-- Goal --
Transcribe all the entries word for word, skipping the pictures.
..........
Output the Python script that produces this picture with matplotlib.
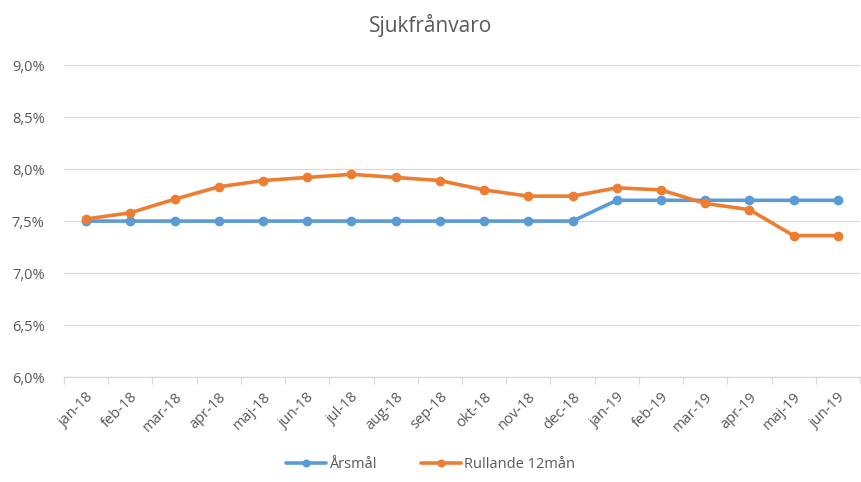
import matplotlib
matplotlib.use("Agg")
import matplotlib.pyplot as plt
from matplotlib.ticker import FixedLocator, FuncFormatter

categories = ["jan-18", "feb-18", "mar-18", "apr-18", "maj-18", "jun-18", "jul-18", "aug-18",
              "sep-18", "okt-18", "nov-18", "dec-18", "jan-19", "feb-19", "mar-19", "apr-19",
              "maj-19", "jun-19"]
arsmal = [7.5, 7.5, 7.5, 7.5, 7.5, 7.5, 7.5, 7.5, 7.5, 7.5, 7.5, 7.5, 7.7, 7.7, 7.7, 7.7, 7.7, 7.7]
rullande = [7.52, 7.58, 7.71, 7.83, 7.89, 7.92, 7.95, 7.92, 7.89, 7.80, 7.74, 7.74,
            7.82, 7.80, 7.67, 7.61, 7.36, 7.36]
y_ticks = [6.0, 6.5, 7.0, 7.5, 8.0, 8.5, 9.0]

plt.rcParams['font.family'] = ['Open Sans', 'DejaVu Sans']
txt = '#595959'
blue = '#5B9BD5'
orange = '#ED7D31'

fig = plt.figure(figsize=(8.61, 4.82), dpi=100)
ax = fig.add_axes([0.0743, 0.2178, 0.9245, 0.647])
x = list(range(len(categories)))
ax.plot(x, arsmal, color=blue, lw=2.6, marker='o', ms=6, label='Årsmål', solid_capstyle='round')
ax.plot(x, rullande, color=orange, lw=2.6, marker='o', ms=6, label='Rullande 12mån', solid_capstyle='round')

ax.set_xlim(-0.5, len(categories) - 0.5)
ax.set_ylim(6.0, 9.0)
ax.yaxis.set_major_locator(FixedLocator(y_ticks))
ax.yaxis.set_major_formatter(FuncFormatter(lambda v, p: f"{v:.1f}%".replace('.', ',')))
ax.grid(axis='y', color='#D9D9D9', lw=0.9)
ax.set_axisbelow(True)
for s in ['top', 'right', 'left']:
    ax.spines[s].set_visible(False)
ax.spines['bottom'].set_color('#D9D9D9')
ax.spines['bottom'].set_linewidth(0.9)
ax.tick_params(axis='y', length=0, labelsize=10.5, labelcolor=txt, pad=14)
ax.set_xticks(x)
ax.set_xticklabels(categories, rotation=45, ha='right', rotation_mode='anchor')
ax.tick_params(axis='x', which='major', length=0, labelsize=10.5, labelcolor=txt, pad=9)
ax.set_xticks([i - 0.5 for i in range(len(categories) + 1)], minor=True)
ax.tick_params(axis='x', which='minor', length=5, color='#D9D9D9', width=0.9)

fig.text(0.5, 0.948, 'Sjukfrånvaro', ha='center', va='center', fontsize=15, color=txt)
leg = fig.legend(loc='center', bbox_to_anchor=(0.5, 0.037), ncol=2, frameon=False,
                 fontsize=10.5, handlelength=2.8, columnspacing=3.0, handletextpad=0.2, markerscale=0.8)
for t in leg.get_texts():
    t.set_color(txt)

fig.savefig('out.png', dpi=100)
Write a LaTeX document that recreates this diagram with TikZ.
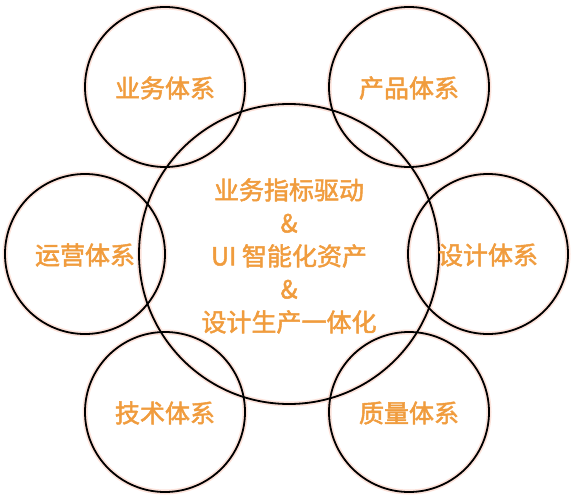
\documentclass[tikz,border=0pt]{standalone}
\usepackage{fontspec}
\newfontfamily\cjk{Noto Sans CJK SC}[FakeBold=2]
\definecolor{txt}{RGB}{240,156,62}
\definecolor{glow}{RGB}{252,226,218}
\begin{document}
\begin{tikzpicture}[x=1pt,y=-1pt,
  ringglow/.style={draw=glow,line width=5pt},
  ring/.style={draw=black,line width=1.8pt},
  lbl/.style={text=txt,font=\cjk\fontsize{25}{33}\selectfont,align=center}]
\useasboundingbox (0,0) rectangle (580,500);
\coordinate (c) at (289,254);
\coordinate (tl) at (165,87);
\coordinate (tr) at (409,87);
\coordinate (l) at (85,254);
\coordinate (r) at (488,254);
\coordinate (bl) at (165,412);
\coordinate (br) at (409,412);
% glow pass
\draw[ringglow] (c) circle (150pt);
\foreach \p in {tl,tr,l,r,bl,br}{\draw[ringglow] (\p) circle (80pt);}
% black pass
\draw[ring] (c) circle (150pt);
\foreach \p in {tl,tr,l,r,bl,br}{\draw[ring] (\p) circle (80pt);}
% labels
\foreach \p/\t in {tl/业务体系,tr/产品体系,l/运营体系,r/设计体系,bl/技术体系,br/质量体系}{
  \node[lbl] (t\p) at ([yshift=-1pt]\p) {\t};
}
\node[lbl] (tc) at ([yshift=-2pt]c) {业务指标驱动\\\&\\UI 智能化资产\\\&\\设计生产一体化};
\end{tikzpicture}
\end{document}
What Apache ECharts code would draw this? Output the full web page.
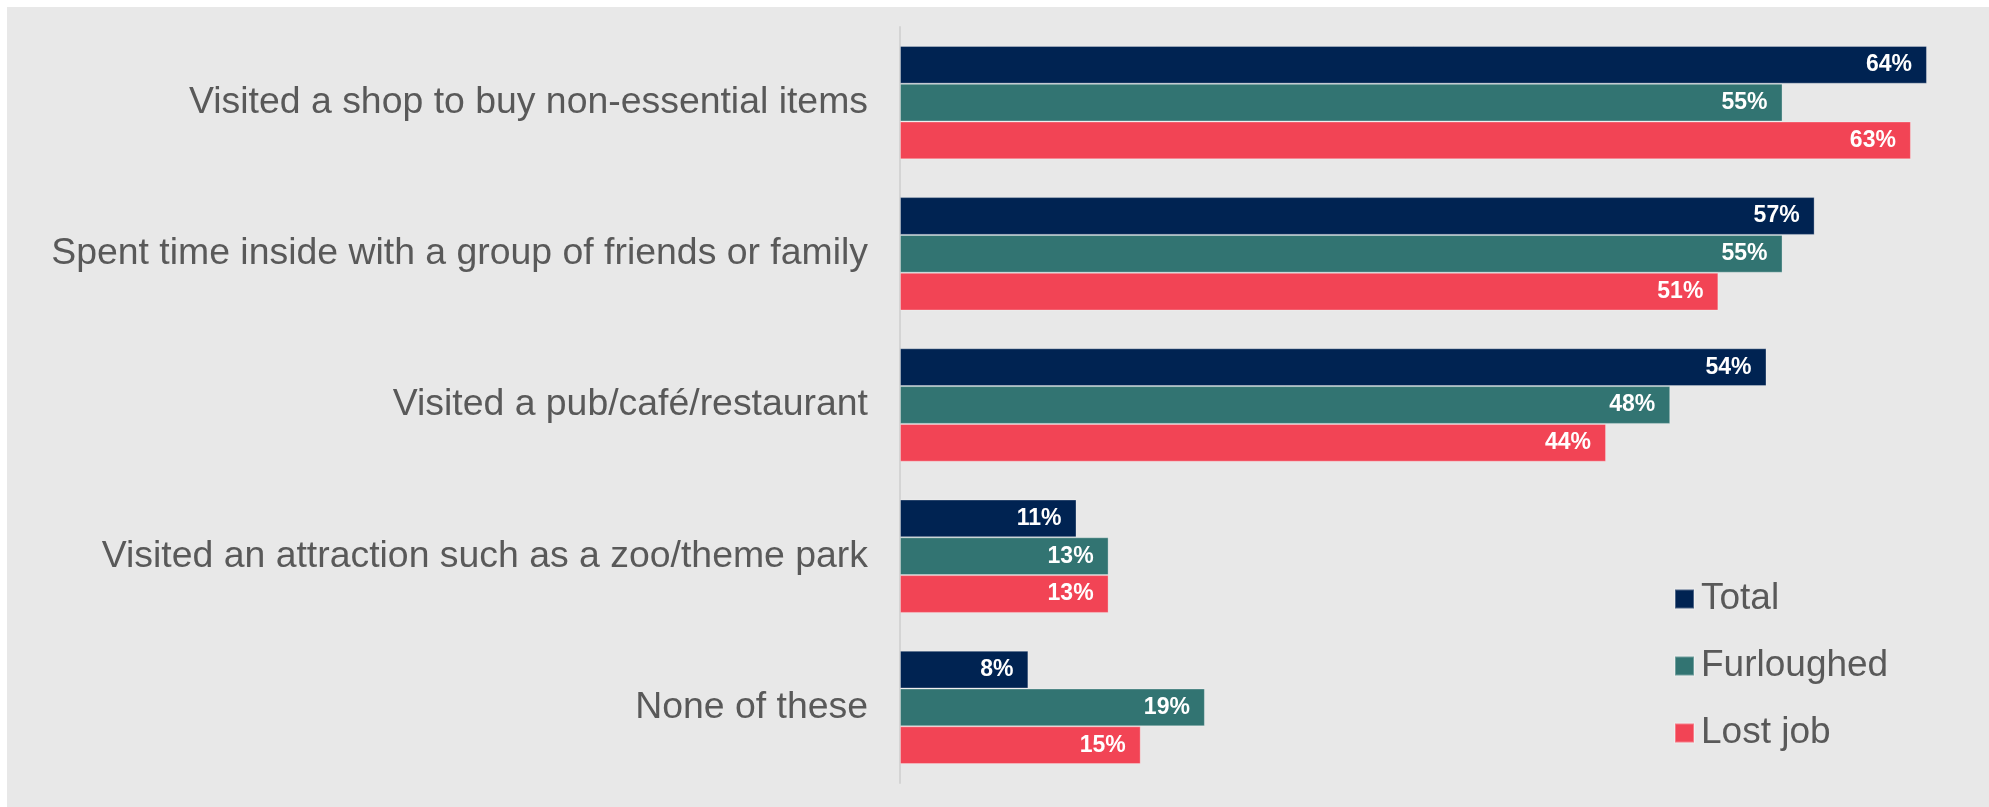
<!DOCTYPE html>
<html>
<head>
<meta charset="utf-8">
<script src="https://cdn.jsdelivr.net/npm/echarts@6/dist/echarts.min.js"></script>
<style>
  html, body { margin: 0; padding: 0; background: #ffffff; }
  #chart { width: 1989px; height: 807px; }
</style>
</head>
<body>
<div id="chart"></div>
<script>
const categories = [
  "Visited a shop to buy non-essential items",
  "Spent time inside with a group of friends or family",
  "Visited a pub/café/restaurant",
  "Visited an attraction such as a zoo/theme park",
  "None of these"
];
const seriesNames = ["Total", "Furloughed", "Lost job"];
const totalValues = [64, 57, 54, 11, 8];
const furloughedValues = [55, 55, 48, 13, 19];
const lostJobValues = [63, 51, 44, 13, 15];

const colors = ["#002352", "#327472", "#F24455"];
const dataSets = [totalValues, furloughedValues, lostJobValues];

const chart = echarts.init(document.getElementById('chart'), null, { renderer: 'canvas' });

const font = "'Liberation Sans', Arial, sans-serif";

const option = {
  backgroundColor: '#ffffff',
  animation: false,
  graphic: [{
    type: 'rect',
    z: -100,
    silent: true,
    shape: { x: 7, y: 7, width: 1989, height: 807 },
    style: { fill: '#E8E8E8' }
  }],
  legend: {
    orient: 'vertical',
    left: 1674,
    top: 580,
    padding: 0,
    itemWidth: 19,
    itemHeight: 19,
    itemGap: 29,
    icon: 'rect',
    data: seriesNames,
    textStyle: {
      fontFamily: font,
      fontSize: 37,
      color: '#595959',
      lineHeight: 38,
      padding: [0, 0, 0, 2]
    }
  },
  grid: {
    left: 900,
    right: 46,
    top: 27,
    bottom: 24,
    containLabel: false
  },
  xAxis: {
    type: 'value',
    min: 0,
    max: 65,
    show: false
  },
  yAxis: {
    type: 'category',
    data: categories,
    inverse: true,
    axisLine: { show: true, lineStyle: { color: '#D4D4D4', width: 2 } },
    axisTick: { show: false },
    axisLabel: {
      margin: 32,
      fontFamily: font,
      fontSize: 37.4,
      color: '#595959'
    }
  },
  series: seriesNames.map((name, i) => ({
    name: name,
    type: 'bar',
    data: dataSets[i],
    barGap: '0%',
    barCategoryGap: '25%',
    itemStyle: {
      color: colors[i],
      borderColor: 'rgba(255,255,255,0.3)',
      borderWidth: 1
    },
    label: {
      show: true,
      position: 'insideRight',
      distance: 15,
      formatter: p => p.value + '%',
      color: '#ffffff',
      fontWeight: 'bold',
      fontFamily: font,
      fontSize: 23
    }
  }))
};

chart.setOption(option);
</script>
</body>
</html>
..........
-- Answer to this task --
Output the Python script that produces this picture with matplotlib.
import matplotlib
matplotlib.use("Agg")
import matplotlib.pyplot as plt
from matplotlib.ticker import FixedLocator, FuncFormatter

categories = ["jan-18", "feb-18", "mar-18", "apr-18", "maj-18", "jun-18", "jul-18", "aug-18",
              "sep-18", "okt-18", "nov-18", "dec-18", "jan-19", "feb-19", "mar-19", "apr-19",
              "maj-19", "jun-19"]
arsmal = [7.5, 7.5, 7.5, 7.5, 7.5, 7.5, 7.5, 7.5, 7.5, 7.5, 7.5, 7.5, 7.7, 7.7, 7.7, 7.7, 7.7, 7.7]
rullande = [7.52, 7.58, 7.71, 7.83, 7.89, 7.92, 7.95, 7.92, 7.89, 7.80, 7.74, 7.74,
            7.82, 7.80, 7.67, 7.61, 7.36, 7.36]
y_ticks = [6.0, 6.5, 7.0, 7.5, 8.0, 8.5, 9.0]

plt.rcParams['font.family'] = ['Open Sans', 'DejaVu Sans']
txt = '#595959'
blue = '#5B9BD5'
orange = '#ED7D31'

fig = plt.figure(figsize=(8.61, 4.82), dpi=100)
ax = fig.add_axes([0.0743, 0.2178, 0.9245, 0.647])
x = list(range(len(categories)))
ax.plot(x, arsmal, color=blue, lw=2.6, marker='o', ms=6, label='Årsmål', solid_capstyle='round')
ax.plot(x, rullande, color=orange, lw=2.6, marker='o', ms=6, label='Rullande 12mån', solid_capstyle='round')

ax.set_xlim(-0.5, len(categories) - 0.5)
ax.set_ylim(6.0, 9.0)
ax.yaxis.set_major_locator(FixedLocator(y_ticks))
ax.yaxis.set_major_formatter(FuncFormatter(lambda v, p: f"{v:.1f}%".replace('.', ',')))
ax.grid(axis='y', color='#D9D9D9', lw=0.9)
ax.set_axisbelow(True)
for s in ['top', 'right', 'left']:
    ax.spines[s].set_visible(False)
ax.spines['bottom'].set_color('#D9D9D9')
ax.spines['bottom'].set_linewidth(0.9)
ax.tick_params(axis='y', length=0, labelsize=10.5, labelcolor=txt, pad=14)
ax.set_xticks(x)
ax.set_xticklabels(categories, rotation=45, ha='right', rotation_mode='anchor')
ax.tick_params(axis='x', which='major', length=0, labelsize=10.5, labelcolor=txt, pad=9)
ax.set_xticks([i - 0.5 for i in range(len(categories) + 1)], minor=True)
ax.tick_params(axis='x', which='minor', length=5, color='#D9D9D9', width=0.9)

fig.text(0.5, 0.948, 'Sjukfrånvaro', ha='center', va='center', fontsize=15, color=txt)
leg = fig.legend(loc='center', bbox_to_anchor=(0.5, 0.037), ncol=2, frameon=False,
                 fontsize=10.5, handlelength=2.8, columnspacing=3.0, handletextpad=0.2, markerscale=0.8)
for t in leg.get_texts():
    t.set_color(txt)

fig.savefig('out.png', dpi=100)
Write a LaTeX document that recreates this diagram with TikZ.
\documentclass[tikz,border=0pt]{standalone}
\usepackage{fontspec}
\newfontfamily\cjk{Noto Sans CJK SC}[FakeBold=2]
\definecolor{txt}{RGB}{240,156,62}
\definecolor{glow}{RGB}{252,226,218}
\begin{document}
\begin{tikzpicture}[x=1pt,y=-1pt,
  ringglow/.style={draw=glow,line width=5pt},
  ring/.style={draw=black,line width=1.8pt},
  lbl/.style={text=txt,font=\cjk\fontsize{25}{33}\selectfont,align=center}]
\useasboundingbox (0,0) rectangle (580,500);
\coordinate (c) at (289,254);
\coordinate (tl) at (165,87);
\coordinate (tr) at (409,87);
\coordinate (l) at (85,254);
\coordinate (r) at (488,254);
\coordinate (bl) at (165,412);
\coordinate (br) at (409,412);
% glow pass
\draw[ringglow] (c) circle (150pt);
\foreach \p in {tl,tr,l,r,bl,br}{\draw[ringglow] (\p) circle (80pt);}
% black pass
\draw[ring] (c) circle (150pt);
\foreach \p in {tl,tr,l,r,bl,br}{\draw[ring] (\p) circle (80pt);}
% labels
\foreach \p/\t in {tl/业务体系,tr/产品体系,l/运营体系,r/设计体系,bl/技术体系,br/质量体系}{
  \node[lbl] (t\p) at ([yshift=-1pt]\p) {\t};
}
\node[lbl] (tc) at ([yshift=-2pt]c) {业务指标驱动\\\&\\UI 智能化资产\\\&\\设计生产一体化};
\end{tikzpicture}
\end{document}
What Apache ECharts code would draw this? Output the full web page.
<!DOCTYPE html>
<html>
<head>
<meta charset="utf-8">
<script src="https://cdn.jsdelivr.net/npm/echarts@6/dist/echarts.min.js"></script>
<style>
  html, body { margin: 0; padding: 0; background: #ffffff; }
  #chart { width: 1989px; height: 807px; }
</style>
</head>
<body>
<div id="chart"></div>
<script>
const categories = [
  "Visited a shop to buy non-essential items",
  "Spent time inside with a group of friends or family",
  "Visited a pub/café/restaurant",
  "Visited an attraction such as a zoo/theme park",
  "None of these"
];
const seriesNames = ["Total", "Furloughed", "Lost job"];
const totalValues = [64, 57, 54, 11, 8];
const furloughedValues = [55, 55, 48, 13, 19];
const lostJobValues = [63, 51, 44, 13, 15];

const colors = ["#002352", "#327472", "#F24455"];
const dataSets = [totalValues, furloughedValues, lostJobValues];

const chart = echarts.init(document.getElementById('chart'), null, { renderer: 'canvas' });

const font = "'Liberation Sans', Arial, sans-serif";

const option = {
  backgroundColor: '#ffffff',
  animation: false,
  graphic: [{
    type: 'rect',
    z: -100,
    silent: true,
    shape: { x: 7, y: 7, width: 1989, height: 807 },
    style: { fill: '#E8E8E8' }
  }],
  legend: {
    orient: 'vertical',
    left: 1674,
    top: 580,
    padding: 0,
    itemWidth: 19,
    itemHeight: 19,
    itemGap: 29,
    icon: 'rect',
    data: seriesNames,
    textStyle: {
      fontFamily: font,
      fontSize: 37,
      color: '#595959',
      lineHeight: 38,
      padding: [0, 0, 0, 2]
    }
  },
  grid: {
    left: 900,
    right: 46,
    top: 27,
    bottom: 24,
    containLabel: false
  },
  xAxis: {
    type: 'value',
    min: 0,
    max: 65,
    show: false
  },
  yAxis: {
    type: 'category',
    data: categories,
    inverse: true,
    axisLine: { show: true, lineStyle: { color: '#D4D4D4', width: 2 } },
    axisTick: { show: false },
    axisLabel: {
      margin: 32,
      fontFamily: font,
      fontSize: 37.4,
      color: '#595959'
    }
  },
  series: seriesNames.map((name, i) => ({
    name: name,
    type: 'bar',
    data: dataSets[i],
    barGap: '0%',
    barCategoryGap: '25%',
    itemStyle: {
      color: colors[i],
      borderColor: 'rgba(255,255,255,0.3)',
      borderWidth: 1
    },
    label: {
      show: true,
      position: 'insideRight',
      distance: 15,
      formatter: p => p.value + '%',
      color: '#ffffff',
      fontWeight: 'bold',
      fontFamily: font,
      fontSize: 23
    }
  }))
};

chart.setOption(option);
</script>
</body>
</html>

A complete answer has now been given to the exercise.